Angelina Jolie hates Serbians, there I said it! I am joking of course, she loves all races. Angelina Jolie (Salt) receives her first writing and feature film directing credits here in “In the Land of Blood and Honey”; a film that is surprisingly almost entirely in Serbian and Bosnian. There has been some controversy (at least there was for a few months) about this actually being an idea Jolie stole and called her own. But after all is said and done, whether or not she came up with the original idea will be the least controversial aspect to arise from this film. Starring Zana Marjanovic and Goran Kostic, it is not the acting which drags this film down, it is the storyline Jolie chooses to focus on instead of a straight forward war story. Chronicling the systematic encampment, rape and slaughter of the Bosniak (Bosnian Muslim) ethnic group during the Bosnian War sounds like some very compelling and powerful material, and “In the Land of Blood and Honey” would have been compelling and powerful, if that was what the movie was about. Instead we get a love story, set in the Bosian War between a high ranking male Bosnian Serb soldier (Kostic) named Danijel and his female Bosniak prisoner (Marjanovic) named Ajla, and a very unsatisfying love story at that.
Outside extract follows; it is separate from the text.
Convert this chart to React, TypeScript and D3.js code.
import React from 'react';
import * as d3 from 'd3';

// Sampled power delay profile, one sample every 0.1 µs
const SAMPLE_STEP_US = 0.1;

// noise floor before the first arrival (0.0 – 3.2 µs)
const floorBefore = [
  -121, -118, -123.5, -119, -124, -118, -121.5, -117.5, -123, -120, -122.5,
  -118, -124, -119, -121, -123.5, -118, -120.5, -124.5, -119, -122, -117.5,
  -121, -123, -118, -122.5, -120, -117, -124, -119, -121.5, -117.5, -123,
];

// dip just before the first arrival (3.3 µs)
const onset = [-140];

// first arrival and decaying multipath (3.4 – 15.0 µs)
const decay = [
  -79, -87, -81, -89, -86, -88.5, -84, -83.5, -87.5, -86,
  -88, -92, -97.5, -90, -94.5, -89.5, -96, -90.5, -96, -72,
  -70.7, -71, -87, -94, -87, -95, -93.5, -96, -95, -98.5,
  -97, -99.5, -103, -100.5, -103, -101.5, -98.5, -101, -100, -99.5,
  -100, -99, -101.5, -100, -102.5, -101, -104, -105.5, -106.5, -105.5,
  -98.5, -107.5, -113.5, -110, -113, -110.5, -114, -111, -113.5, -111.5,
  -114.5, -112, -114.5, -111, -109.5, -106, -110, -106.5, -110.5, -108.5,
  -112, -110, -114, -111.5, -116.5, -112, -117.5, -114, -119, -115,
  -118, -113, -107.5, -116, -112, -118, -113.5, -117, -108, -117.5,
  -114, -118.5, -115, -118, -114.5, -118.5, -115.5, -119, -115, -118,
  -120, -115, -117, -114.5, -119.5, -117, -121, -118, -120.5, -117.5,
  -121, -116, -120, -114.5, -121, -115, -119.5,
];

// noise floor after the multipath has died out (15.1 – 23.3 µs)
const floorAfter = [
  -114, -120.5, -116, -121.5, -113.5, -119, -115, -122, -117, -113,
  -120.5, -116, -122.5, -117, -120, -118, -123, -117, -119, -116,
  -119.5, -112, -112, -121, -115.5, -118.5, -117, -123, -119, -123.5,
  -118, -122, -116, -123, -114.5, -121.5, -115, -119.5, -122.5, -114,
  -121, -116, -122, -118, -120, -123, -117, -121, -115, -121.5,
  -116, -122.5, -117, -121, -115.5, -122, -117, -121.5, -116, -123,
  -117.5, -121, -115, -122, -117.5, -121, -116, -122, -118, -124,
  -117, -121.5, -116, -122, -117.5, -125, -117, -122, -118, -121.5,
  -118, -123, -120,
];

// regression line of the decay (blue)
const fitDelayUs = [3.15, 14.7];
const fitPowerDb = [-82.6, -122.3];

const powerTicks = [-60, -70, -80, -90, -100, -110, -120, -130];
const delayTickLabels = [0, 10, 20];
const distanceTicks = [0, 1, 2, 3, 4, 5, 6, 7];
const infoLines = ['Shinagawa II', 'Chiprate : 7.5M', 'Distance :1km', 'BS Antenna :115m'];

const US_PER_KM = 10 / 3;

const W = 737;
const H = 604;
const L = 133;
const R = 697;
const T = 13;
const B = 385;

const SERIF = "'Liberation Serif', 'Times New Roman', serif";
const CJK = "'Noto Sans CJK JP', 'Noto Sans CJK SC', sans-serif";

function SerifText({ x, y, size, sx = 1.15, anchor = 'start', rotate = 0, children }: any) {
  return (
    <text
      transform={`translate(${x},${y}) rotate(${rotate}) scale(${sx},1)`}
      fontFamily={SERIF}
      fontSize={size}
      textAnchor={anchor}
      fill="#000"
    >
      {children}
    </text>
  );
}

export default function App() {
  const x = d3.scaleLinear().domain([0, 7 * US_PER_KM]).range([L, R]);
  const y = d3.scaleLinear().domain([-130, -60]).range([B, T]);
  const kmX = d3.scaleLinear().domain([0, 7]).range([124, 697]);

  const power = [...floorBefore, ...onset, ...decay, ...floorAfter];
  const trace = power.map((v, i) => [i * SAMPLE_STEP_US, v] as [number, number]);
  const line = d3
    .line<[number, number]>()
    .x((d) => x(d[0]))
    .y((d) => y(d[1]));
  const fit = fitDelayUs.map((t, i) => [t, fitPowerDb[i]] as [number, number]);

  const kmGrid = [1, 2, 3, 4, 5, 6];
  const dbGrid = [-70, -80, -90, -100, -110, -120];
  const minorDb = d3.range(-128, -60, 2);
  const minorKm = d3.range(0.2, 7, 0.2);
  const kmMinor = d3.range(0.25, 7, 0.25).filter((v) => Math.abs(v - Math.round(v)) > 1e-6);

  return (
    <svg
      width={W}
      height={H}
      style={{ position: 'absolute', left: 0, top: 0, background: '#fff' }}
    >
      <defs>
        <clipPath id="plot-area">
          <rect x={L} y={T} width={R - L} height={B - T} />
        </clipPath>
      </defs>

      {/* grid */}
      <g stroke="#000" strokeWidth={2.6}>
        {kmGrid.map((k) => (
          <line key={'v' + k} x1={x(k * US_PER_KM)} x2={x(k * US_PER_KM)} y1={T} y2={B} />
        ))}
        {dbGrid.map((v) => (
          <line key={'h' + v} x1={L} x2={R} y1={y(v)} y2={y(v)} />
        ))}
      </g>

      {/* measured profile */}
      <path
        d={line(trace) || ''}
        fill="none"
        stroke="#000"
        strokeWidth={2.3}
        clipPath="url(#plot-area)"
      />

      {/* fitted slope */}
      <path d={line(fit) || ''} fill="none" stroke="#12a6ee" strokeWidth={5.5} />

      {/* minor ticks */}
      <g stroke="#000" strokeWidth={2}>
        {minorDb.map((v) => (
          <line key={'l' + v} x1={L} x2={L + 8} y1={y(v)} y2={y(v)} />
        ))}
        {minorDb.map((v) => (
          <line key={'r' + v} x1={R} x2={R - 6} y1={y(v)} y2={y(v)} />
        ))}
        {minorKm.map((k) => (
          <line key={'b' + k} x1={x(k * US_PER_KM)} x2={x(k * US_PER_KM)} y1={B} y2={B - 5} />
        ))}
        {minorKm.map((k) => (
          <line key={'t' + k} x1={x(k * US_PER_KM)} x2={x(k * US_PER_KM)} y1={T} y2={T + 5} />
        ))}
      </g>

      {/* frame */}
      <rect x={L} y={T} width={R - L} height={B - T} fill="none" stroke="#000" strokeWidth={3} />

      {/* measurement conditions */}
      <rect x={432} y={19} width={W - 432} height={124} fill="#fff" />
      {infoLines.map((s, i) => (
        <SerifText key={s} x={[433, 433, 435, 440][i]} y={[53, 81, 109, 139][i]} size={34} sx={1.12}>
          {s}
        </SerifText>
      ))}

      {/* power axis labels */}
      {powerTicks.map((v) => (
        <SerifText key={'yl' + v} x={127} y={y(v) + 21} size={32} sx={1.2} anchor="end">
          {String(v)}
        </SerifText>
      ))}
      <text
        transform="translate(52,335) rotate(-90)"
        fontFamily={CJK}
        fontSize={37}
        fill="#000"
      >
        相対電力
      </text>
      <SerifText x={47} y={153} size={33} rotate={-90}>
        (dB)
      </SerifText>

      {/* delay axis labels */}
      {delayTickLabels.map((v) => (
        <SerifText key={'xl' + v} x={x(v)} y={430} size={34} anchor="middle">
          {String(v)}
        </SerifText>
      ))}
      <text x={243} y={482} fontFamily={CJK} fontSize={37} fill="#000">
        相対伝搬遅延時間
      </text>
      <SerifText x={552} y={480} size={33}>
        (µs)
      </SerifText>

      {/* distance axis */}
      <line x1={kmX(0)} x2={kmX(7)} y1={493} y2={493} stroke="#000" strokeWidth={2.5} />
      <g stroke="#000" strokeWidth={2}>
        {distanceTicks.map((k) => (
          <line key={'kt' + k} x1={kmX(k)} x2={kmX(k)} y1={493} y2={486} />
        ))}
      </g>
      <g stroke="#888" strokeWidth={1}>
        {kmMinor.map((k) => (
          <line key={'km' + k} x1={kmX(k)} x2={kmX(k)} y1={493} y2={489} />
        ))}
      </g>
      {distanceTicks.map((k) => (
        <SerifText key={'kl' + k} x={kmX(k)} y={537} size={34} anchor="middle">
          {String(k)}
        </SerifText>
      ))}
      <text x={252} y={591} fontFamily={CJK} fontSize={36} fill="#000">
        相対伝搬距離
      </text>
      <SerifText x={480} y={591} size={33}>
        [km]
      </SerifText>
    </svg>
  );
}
In fact the few instances when the story turns its focus from Ajla to her sister, who has not been captured and is attempting to build a resistance against the Serbs, the film becomes far more interesting and gritty. So much so, that an argument could be made about how Ajla’s sister would have made a more realistic and compelling focus for this full length feature film than Ajla herself. Furthermore, without Ajla’s sister’s subplot, “In the Land of Blood and Honey” is a war film that only lightly dabbles in the brutality of war for less than a third of the movie and then it’s back to the flimsy love story. In the end, Jolie attempts to address the political, brutal and cultural elements that make war so complex, but spends far, far, far too much time telling the remedial Romeo and Juliet love story between Danijel and Ajla. I am not against love stories by any means, but to have an average love story set during a fairly recent war, where genocide, rape, and political cover-ups took place, the love story aspect tends to take away (or dumb down) every other important point the film is attempting to make. This is kind of like having a hardcore love story in “Schindler’s List”. It just doesn’t work.
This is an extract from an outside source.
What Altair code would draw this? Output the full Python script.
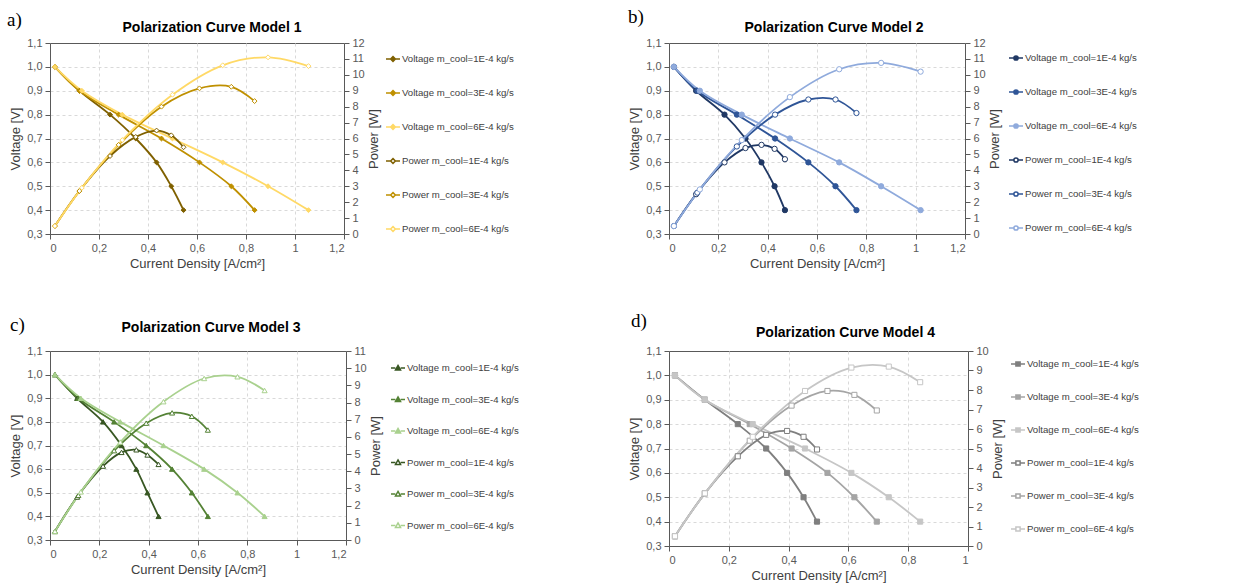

What will undoubtedly anger mass audiences the most: Because of the way Jolie structures her film, the tone inevitably does come off as one sided in the same way the aforementioned “Schindler’s List” does. Which in and of itself isn’t bad, i.e. Nazi’s are horrible people. But because “In the Land of Blood and Honey” is a far less developed film, the “all Serbian’s (except for one) are inherently ruthless and cruel” mentality this film encourages, comes off as unnaturally skewed especially to those (like me) who are unfamiliar with the in-depth events of the Bosnian War. Now I am not saying that the Serbs in this film, who are shown ethnically cleansing a mass group of Muslims, were not horrible people, BUT the way this movie presents an entire race (The Serbs) as irrational and blood-thirsty, could be perceived as quite one sided. And for that reason, I can see many audiences finding this the most off-putting aspect of “In the Land of Blood and Honey”. But then again, I am not a critic of wars.
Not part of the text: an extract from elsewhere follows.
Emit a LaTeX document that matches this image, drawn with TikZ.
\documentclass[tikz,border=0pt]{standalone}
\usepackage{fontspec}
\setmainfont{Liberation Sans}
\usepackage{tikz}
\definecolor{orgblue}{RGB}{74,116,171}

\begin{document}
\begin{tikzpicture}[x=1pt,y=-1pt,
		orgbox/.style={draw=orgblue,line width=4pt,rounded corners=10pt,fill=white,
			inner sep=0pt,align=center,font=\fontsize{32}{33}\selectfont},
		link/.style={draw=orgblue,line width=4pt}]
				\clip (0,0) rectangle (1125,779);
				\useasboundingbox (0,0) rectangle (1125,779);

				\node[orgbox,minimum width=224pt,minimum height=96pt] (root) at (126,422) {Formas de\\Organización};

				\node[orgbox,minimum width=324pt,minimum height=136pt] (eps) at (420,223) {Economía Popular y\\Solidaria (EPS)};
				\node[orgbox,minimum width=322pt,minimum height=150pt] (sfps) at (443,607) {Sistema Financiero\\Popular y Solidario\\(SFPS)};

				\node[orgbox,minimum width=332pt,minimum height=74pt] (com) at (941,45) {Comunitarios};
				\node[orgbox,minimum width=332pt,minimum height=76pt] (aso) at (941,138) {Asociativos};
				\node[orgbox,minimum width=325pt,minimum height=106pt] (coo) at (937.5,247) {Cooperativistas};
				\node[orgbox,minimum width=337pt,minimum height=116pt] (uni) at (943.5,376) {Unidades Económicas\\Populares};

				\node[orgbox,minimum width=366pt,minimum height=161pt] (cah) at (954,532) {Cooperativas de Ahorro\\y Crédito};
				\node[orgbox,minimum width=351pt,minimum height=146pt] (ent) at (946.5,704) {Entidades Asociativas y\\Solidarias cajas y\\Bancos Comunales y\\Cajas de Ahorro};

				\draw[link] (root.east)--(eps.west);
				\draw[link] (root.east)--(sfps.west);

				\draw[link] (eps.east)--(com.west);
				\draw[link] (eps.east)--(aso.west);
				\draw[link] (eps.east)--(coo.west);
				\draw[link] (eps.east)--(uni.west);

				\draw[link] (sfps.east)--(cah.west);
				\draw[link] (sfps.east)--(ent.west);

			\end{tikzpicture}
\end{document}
Final Thought: I will give Jolie some credit here for manufacturing some brilliant shots (mostly the war scenes) that work to show her talent behind a camera. But much as Jolie tries, it seems as if she knows more about the logistics of a love story than about creating a compelling war film. Not to say that “In the Land of Blood and Honey” isn’t a watchable effort, and does minimally redeem itself in the final two scenes of the film, BUT how this film was nominated for a Golden Globe only proves that the Hollywood Foreign Press will do anything to hang out with big stars.